AIM OF THE EXERCISE — Assemble all lines in which the string "this" appears.

ROWS —

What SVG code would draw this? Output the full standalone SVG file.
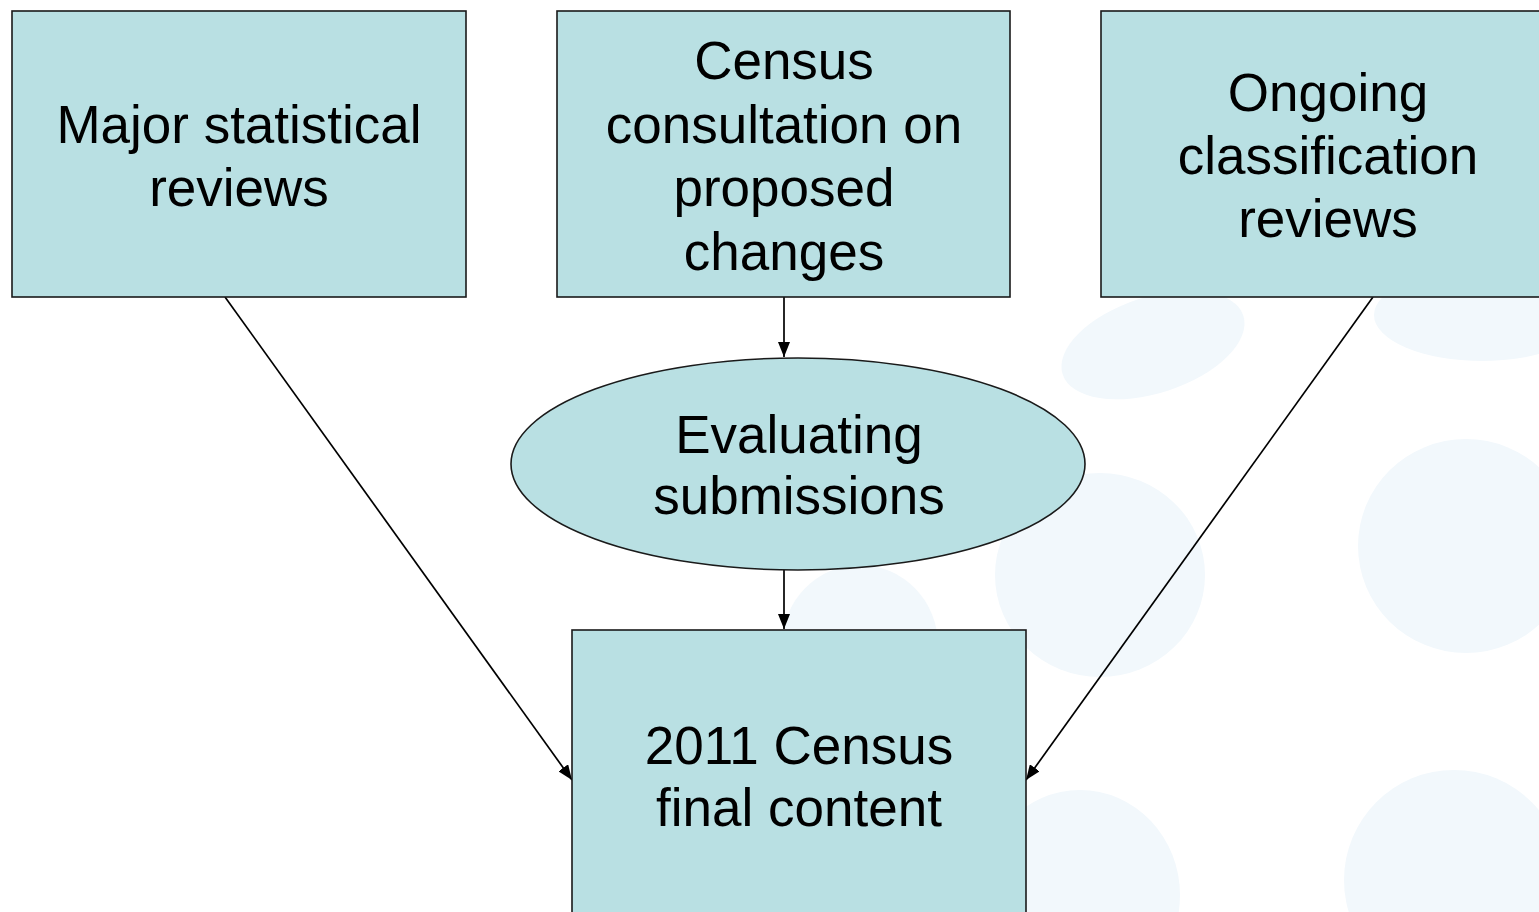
<svg xmlns="http://www.w3.org/2000/svg" width="1539" height="912" viewBox="0 0 1539 912">
<defs>
<style>
.node{fill:#B9E0E3;stroke:#1a1a1a;stroke-width:1.6}
.lbl{font-family:"Liberation Sans",Arial,sans-serif;font-size:53px;fill:#000;text-anchor:middle}
.blob{fill:#F2F8FC}
.edge{stroke:#000;stroke-width:1.7;fill:none;marker-end:url(#arr)}
</style>
<marker id="arr" viewBox="0 0 15 12" refX="15" refY="6" markerWidth="15" markerHeight="12" markerUnits="userSpaceOnUse" orient="auto">
<path d="M0,0 L15,6 L0,12 Z" fill="#000"/>
</marker>
</defs>
<rect width="1539" height="912" fill="#fff"/>
<g id="background">
<ellipse class="blob" cx="1153" cy="345" rx="95" ry="48" transform="rotate(-18 1153 345)"/>
<ellipse class="blob" cx="1482" cy="315" rx="108" ry="46"/>
<ellipse class="blob" cx="1100" cy="575" rx="105" ry="102"/>
<ellipse class="blob" cx="1466" cy="546" rx="108" ry="107"/>
<ellipse class="blob" cx="1080" cy="895" rx="100" ry="105"/>
<ellipse class="blob" cx="1454" cy="880" rx="110" ry="110"/>
<ellipse class="blob" cx="860" cy="645" rx="78" ry="80"/>
</g>
<g id="connectors">
<line class="edge" x1="784" y1="297" x2="784" y2="357"/>
<line class="edge" x1="784" y1="570" x2="784" y2="629"/>
<line class="edge" x1="225" y1="297" x2="572" y2="780"/>
<line class="edge" x1="1373" y1="297" x2="1026" y2="780"/>
</g>
<g id="n1">
<rect class="node" x="12" y="11" width="454" height="286"/>
<text class="lbl" x="239" y="143">Major statistical</text>
<text class="lbl" x="239" y="206">reviews</text>
</g>
<g id="n2">
<rect class="node" x="557" y="11" width="453" height="286"/>
<text class="lbl" x="784" y="79">Census</text>
<text class="lbl" x="784" y="143">consultation on</text>
<text class="lbl" x="784" y="206">proposed</text>
<text class="lbl" x="784" y="270">changes</text>
</g>
<g id="n3">
<rect class="node" x="1101" y="11" width="454" height="286"/>
<text class="lbl" x="1328" y="111">Ongoing</text>
<text class="lbl" x="1328" y="174">classification</text>
<text class="lbl" x="1328" y="237">reviews</text>
</g>
<g id="n4">
<ellipse class="node" cx="798" cy="464" rx="287" ry="106"/>
<text class="lbl" x="799" y="453">Evaluating</text>
<text class="lbl" x="799" y="514">submissions</text>
</g>
<g id="n5">
<rect class="node" x="572" y="630" width="454" height="300"/>
<text class="lbl" x="799" y="764">2011 Census</text>
<text class="lbl" x="799" y="826">final content</text>
</g>
</svg>
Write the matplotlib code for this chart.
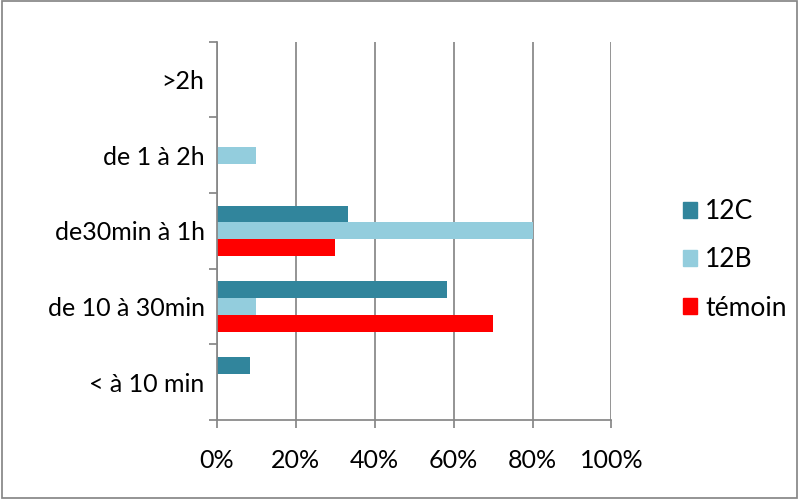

EXERCISE ANSWER —
What SVG code would draw this? Output the full standalone SVG file.
Write the matplotlib code for this chart.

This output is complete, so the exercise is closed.